Appellant argues that given his physical disabilities, A.M.K.’s claim that he got on top of her and sexually assaulted her is not credible, and because his conviction rests almost exclusively on A.M.K.’s testimony, the evidence is insufficient to support his conviction.  Appellant also argues that A.M.K.’s testimony changed with each telling and that due to her cognitive limitations, she was likely influenced by her mother’s comments and the social worker’s leading questions during the videotaped interview. 

The record reveals inconsistencies in A.M.K.’s testimony and that she was not able to remember certain facts—such as where she usually slept when she stayed at appellant’s one-room apartment, what year the incident occurred, whether appellant had his clothes on, who was at the apartment that night, whether appellant said anything during the incident, and what time it occurred.  But the jury heard all of the testimony at trial and was aware of any inconsistencies.  Weighing the credibility of witnesses is the province of the jury, and it is free to accept part and reject part of a witness’s testimony.  State v. Johnson, 568 N.W.2d 426, 436 (Minn. 1997).  In determining whether evidence is sufficient to support a jury’s verdict, “inconsistencies in the state’s case do not require reversal if the testimony as a whole is consistent and credible.”  State v. Ring, 554 N.W.2d 758, 760 (Minn. App. 1996), review denied (Minn. Jan. 21, 1997).  The inconsistencies in A.M.K.’s testimony are relatively minor, and she never changed the substance of her story. Therefore, despite the inconsistencies and A.M.K.’s inability to remember some details, the evidence is sufficient to support the jury’s verdict.  See State v. Bolstad, 686 N.W.2d 531, 540 (Minn. 2004) (declining to depart from presumption favoring jury’s resolution of witness credibility where circumstances surrounding witness’s changed story were presented to jury).
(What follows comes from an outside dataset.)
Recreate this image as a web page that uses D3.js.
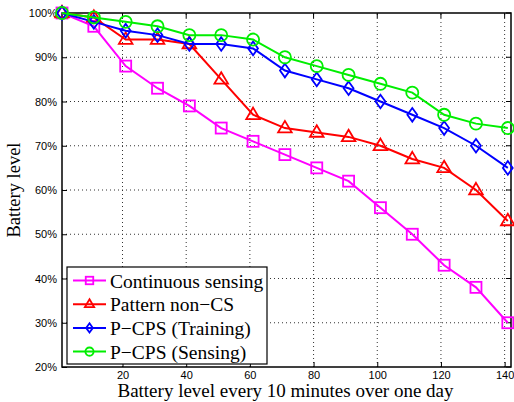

Appellant also contends that A.M.K.’s brother’s testimony that he was sleeping in the same room when the incident occurred but did not hear or see anything does not support A.M.K.’s claims.  But appellant mischaracterizes the brother’s testimony.  The brother testified that he was not aware that anything occurred because he was sleeping.  Furthermore, a criminal-sexual-conduct conviction can rest on the victim’s uncorroborated testimony.  Minn. Stat. § 609.347, subd. 1 (2000).  And inconsistencies or conflicts between one state witness and another do not necessarily constitute false testimony or the basis for reversal.  State v. Daniels, 361 N.W.2d 819, 826 (Minn. 1985).


[1] The children’s mother was awarded sole legal and physical custody of the children following her divorce from appellant in 2000.  The children often spent weekends with appellant.

[2] At the time of trial in December 2003, A.M.K. was 17 years old, and her brother was 15 years old.

[3] In Minnesota, evidence of other crimes or bad acts is referred to as “Spreigl evidence.”  State v. Kennedy, 585 N.W.2d 385, 389 (Minn. 1998).